In December 2006, twenty-one people gathered at a retreat center nestled among the redwoods on a cloud-shrouded slope of Mt. Tamalpais in Marin County California. These people came from Ethiopia, India, the Philippines, Uganda, Maine, Colorado and California. They were Muslim, Christian and Hindu. Men and women. Younger and older. And all sorts of sizes, shapes and colors.
They were drawn together by the United Religions Initiative because of their work for peace, justice and healing.

Work waging peace, rescuing child soldiers, and doing economic development in the middle of 20 years of civil war in Northern Uganda.
Work creating community based infrastructures for peace and supporting high level efforts for peace in the middle of growing Christian-Muslim tension in Ethiopia and the threat of war on Ethiopia’s border with Somalia.
Work to create interfaith community and to promote peaceful reconciliation in the midst of an intra-Christian conflict that threatens to erupt violently with dire consequences for people of all faiths in Southern India.

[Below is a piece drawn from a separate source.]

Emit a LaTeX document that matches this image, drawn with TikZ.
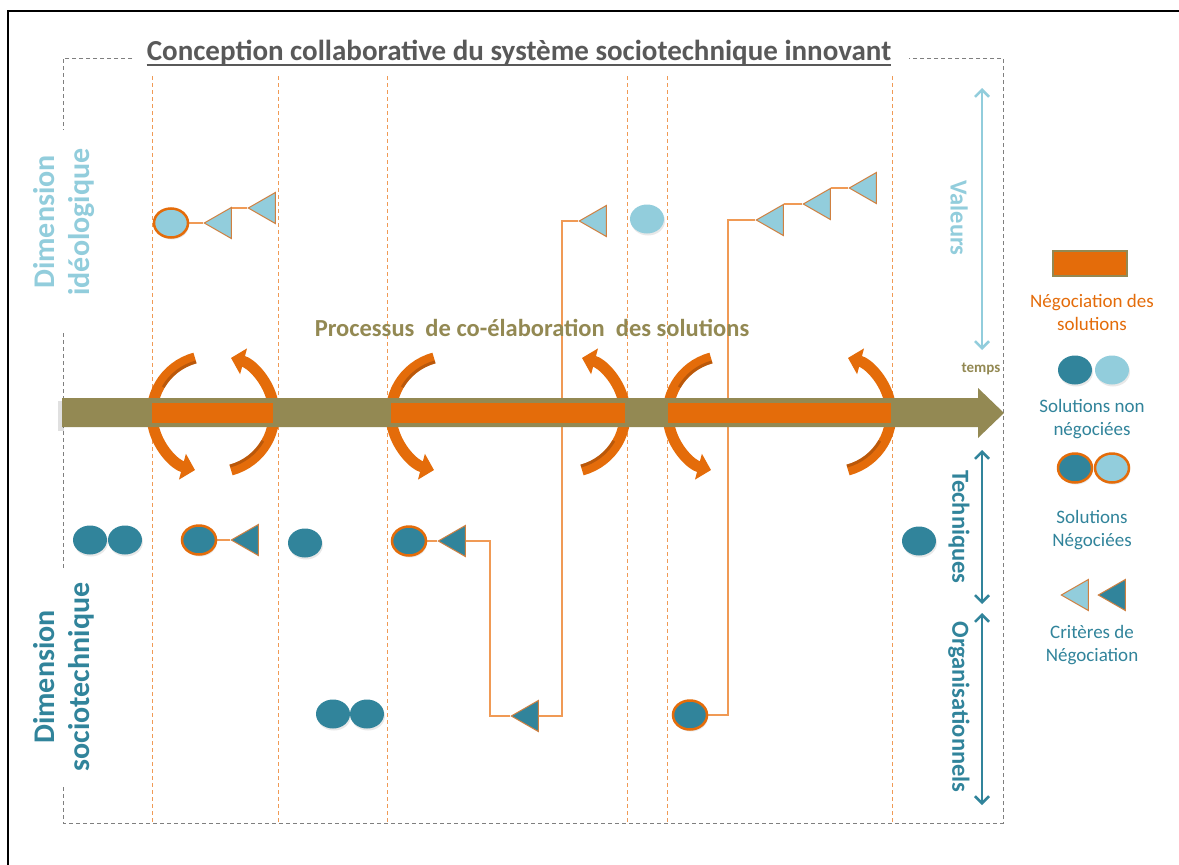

Work to create an interfaith leadership council inspiring peacebuilding and addressing issues of poverty in a Christian-Muslim community in Metro Manila that could, at any moment, either explode or become a model of interfaith cooperation for the good of all. Work to knit together and empower a global interfaith community dedicated to end religiously motivated violence and to create cultures of peace, justice and healing.
They were drawn together, for five week-long sessions over fifteen months, to engage the moral imagination as an essential tool for peacebuilding.
Their teachers – John Paul Lederach, whose nearly thirty years of peace building, teaching and writing has produced his extraordinary recent book: The Moral Imagination: The Art and Soul of Building Peace; his colleague, Herm Weaver, who, among many other things, brings the gift of music to their shared work; and each other.